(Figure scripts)
===============
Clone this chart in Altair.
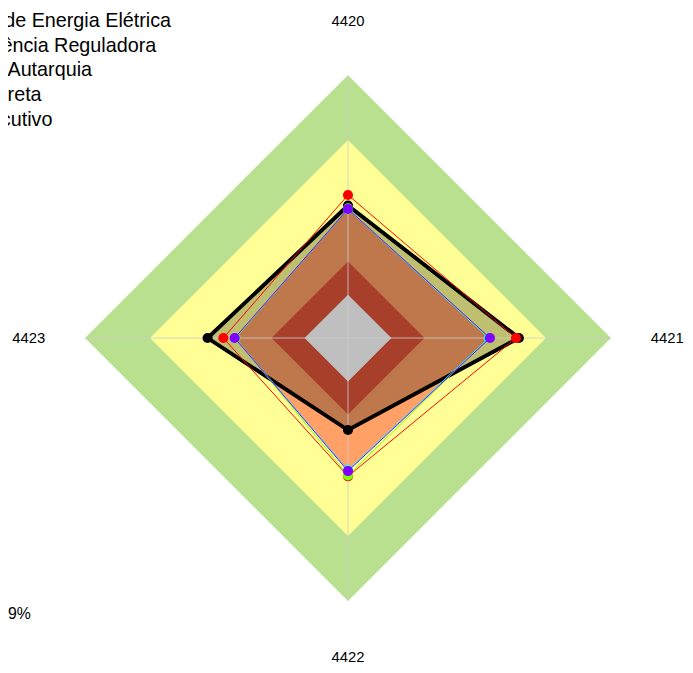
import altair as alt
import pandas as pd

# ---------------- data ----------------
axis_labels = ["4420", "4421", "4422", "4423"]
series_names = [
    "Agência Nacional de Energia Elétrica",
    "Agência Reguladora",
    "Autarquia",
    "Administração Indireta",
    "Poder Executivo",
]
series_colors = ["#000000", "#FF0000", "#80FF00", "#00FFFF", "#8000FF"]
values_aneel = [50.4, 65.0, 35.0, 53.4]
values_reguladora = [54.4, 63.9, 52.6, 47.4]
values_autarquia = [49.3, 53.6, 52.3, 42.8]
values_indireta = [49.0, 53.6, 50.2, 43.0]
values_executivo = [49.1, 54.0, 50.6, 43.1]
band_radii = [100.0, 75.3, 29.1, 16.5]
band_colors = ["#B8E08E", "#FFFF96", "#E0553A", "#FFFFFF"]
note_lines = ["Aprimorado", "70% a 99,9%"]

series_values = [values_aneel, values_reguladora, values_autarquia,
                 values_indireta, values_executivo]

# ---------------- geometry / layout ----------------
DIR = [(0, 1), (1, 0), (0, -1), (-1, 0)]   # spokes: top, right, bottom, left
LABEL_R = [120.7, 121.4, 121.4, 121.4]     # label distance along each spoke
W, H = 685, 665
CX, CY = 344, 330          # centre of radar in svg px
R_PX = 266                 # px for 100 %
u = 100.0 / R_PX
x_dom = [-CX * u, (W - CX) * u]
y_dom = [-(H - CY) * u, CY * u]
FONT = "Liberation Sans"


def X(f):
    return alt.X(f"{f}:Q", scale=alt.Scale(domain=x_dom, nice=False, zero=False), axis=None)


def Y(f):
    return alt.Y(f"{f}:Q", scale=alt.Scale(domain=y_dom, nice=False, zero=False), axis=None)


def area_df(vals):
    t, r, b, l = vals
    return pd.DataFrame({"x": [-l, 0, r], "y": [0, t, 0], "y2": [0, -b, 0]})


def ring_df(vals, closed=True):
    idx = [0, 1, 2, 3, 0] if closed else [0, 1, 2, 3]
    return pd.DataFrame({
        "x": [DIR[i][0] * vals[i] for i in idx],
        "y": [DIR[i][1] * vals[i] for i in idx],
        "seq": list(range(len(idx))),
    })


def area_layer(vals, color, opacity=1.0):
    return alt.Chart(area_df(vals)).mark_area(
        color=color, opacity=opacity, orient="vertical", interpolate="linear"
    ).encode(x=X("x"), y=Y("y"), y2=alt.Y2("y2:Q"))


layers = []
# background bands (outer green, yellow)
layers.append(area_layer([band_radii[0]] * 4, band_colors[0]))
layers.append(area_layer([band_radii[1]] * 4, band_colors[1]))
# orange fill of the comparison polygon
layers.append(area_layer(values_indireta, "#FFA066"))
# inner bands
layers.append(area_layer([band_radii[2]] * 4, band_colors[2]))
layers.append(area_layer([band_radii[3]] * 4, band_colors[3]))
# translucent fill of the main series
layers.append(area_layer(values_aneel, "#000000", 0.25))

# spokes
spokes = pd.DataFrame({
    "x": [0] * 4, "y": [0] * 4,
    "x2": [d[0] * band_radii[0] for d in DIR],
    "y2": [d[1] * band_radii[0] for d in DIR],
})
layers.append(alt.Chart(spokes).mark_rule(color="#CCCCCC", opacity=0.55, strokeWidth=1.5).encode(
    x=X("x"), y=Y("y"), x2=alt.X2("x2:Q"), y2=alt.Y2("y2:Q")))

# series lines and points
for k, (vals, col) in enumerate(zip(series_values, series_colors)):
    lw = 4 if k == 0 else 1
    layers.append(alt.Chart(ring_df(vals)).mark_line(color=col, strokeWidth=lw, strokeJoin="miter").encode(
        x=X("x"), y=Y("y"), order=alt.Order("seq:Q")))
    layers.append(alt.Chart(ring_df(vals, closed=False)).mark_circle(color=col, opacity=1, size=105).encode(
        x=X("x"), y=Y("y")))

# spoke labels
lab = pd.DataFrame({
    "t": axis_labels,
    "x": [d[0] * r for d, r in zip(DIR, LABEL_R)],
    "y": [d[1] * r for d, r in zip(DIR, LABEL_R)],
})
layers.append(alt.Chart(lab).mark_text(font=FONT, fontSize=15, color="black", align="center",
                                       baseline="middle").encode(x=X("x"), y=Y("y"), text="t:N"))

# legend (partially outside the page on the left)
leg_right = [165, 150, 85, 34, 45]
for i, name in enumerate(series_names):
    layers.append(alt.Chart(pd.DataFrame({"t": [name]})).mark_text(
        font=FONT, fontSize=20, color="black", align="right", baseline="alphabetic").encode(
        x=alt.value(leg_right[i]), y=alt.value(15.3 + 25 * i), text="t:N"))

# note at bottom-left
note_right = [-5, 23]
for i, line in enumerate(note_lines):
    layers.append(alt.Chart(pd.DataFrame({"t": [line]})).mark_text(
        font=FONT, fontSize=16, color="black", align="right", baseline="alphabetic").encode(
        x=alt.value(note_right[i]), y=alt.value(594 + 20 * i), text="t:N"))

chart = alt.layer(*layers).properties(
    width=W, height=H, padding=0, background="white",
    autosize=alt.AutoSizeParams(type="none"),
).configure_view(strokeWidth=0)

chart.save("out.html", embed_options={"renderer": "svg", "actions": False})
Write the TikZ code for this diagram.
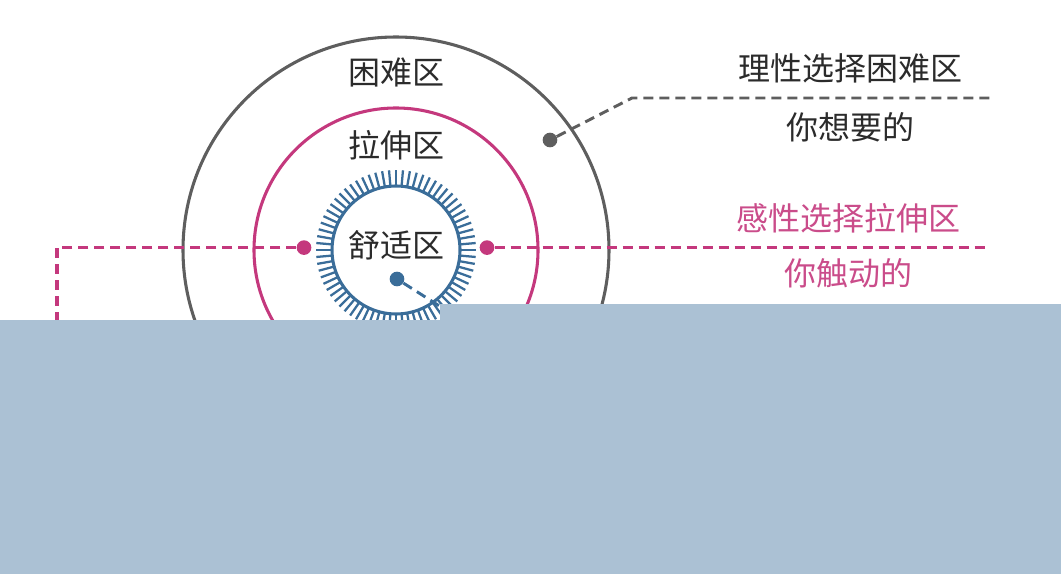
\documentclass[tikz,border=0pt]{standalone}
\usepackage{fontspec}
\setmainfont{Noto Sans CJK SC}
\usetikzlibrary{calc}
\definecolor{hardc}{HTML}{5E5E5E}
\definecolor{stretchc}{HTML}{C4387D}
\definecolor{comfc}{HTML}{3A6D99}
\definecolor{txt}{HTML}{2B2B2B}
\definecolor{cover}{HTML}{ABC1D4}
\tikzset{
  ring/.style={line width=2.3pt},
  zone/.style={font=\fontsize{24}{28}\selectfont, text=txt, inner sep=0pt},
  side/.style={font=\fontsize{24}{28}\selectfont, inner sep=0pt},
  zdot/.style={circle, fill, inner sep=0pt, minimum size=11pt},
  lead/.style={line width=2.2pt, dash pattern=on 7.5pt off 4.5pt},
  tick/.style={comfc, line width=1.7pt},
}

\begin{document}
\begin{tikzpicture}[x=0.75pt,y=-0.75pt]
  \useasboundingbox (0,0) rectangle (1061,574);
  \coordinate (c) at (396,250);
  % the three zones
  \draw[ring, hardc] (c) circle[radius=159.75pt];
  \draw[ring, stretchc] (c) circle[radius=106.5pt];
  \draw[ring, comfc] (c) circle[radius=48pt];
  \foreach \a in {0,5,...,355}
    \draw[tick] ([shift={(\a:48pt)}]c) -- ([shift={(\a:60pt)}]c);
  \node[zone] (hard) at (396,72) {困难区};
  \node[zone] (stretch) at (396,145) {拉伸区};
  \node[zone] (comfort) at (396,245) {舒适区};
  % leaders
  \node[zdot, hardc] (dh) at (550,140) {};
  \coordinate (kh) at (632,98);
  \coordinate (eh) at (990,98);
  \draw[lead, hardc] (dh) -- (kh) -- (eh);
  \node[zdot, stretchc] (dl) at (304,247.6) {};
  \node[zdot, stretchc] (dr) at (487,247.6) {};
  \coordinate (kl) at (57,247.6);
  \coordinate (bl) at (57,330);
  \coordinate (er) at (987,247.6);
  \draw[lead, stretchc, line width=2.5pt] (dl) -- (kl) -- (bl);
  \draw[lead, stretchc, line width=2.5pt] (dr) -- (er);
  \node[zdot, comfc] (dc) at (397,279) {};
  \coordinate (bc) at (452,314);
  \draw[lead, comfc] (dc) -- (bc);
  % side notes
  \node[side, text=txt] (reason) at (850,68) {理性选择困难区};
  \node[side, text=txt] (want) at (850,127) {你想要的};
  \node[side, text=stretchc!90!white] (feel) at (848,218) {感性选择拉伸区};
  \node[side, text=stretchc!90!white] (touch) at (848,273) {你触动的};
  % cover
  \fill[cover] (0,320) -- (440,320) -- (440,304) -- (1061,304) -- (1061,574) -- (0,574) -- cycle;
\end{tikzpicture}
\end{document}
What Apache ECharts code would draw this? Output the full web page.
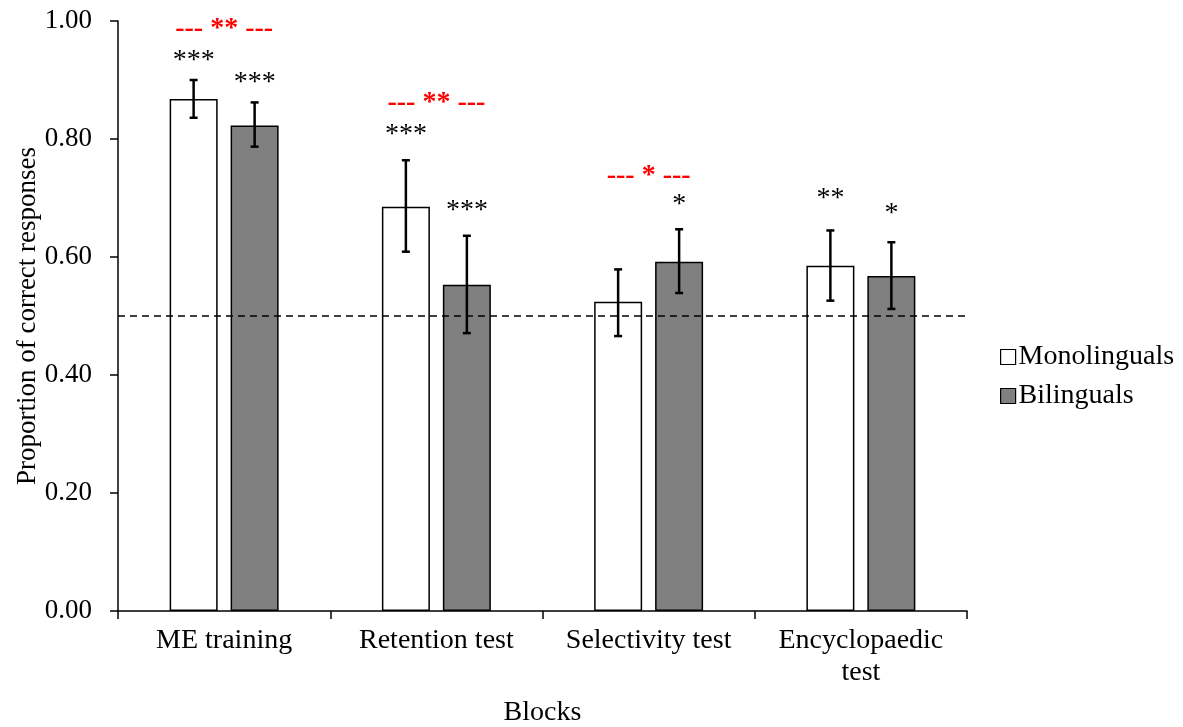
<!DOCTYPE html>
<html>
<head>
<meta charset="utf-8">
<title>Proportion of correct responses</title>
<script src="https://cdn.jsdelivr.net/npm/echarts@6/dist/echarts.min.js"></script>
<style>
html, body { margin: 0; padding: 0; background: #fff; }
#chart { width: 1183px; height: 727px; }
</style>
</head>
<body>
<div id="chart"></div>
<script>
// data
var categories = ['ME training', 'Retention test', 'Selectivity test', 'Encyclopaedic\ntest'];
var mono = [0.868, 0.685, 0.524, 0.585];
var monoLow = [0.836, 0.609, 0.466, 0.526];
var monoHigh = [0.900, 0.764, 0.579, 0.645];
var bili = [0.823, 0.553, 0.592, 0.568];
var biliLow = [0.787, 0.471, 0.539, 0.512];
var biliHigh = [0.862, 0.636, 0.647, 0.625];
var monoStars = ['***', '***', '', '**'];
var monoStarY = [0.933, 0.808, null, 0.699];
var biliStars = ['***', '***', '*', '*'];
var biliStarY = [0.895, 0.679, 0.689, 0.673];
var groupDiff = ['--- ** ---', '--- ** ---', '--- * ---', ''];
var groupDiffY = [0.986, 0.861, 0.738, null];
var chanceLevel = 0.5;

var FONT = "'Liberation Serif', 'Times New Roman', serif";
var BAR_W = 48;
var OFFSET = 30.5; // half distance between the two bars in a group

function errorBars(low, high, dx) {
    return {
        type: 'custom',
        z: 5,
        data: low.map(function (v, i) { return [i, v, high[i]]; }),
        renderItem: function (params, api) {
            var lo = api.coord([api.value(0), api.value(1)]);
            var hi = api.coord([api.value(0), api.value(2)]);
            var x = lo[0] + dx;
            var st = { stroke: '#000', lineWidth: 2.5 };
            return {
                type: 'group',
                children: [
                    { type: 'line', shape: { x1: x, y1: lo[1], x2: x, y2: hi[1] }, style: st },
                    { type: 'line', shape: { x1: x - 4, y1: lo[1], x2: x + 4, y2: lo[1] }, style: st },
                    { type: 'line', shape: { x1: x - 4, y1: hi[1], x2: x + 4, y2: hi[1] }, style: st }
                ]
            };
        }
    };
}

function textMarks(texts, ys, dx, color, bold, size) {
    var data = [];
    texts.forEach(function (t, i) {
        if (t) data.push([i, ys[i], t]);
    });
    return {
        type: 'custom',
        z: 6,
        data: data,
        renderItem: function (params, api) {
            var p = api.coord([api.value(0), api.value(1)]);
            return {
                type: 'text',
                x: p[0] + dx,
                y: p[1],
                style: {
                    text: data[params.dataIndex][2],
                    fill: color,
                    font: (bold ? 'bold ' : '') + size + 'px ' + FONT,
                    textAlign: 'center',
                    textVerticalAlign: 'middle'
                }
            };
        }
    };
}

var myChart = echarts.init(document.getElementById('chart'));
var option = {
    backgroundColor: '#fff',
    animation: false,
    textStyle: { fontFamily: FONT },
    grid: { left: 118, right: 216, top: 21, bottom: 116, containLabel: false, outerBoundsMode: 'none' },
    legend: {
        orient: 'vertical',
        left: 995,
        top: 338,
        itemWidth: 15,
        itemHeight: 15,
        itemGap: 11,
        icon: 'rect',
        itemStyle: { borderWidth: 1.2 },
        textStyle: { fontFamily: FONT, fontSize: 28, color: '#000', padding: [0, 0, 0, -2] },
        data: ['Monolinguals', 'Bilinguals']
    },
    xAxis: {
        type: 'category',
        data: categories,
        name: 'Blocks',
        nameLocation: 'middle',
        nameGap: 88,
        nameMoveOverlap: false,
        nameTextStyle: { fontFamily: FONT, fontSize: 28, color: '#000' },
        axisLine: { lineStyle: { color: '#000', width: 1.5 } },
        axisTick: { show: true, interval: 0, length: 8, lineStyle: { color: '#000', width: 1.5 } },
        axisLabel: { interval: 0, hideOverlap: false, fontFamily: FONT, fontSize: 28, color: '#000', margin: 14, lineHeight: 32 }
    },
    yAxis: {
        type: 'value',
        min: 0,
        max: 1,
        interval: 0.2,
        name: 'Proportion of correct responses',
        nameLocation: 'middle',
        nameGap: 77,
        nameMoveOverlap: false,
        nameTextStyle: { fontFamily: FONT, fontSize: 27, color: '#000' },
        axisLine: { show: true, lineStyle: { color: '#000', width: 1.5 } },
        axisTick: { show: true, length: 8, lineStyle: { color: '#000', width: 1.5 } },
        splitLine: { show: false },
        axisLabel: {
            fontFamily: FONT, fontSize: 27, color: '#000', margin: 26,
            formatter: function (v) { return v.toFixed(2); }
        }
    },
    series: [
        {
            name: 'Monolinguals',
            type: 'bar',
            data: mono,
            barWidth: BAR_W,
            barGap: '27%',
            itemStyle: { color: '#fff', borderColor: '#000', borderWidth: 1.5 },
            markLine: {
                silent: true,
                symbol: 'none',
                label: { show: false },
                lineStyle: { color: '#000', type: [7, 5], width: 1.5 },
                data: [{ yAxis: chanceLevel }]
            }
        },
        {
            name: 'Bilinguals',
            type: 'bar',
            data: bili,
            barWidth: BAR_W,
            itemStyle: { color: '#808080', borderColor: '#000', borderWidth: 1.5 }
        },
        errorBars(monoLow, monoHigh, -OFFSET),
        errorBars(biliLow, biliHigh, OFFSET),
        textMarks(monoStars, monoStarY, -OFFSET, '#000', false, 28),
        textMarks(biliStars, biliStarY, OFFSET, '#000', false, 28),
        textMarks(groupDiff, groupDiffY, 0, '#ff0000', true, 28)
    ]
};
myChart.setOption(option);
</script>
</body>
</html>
===============
Restate the data word for word from its first line through the line with "import pandas as pd", leaving out any picture along the way.

Solution:
Clone this chart in Altair.
import altair as alt
import pandas as pd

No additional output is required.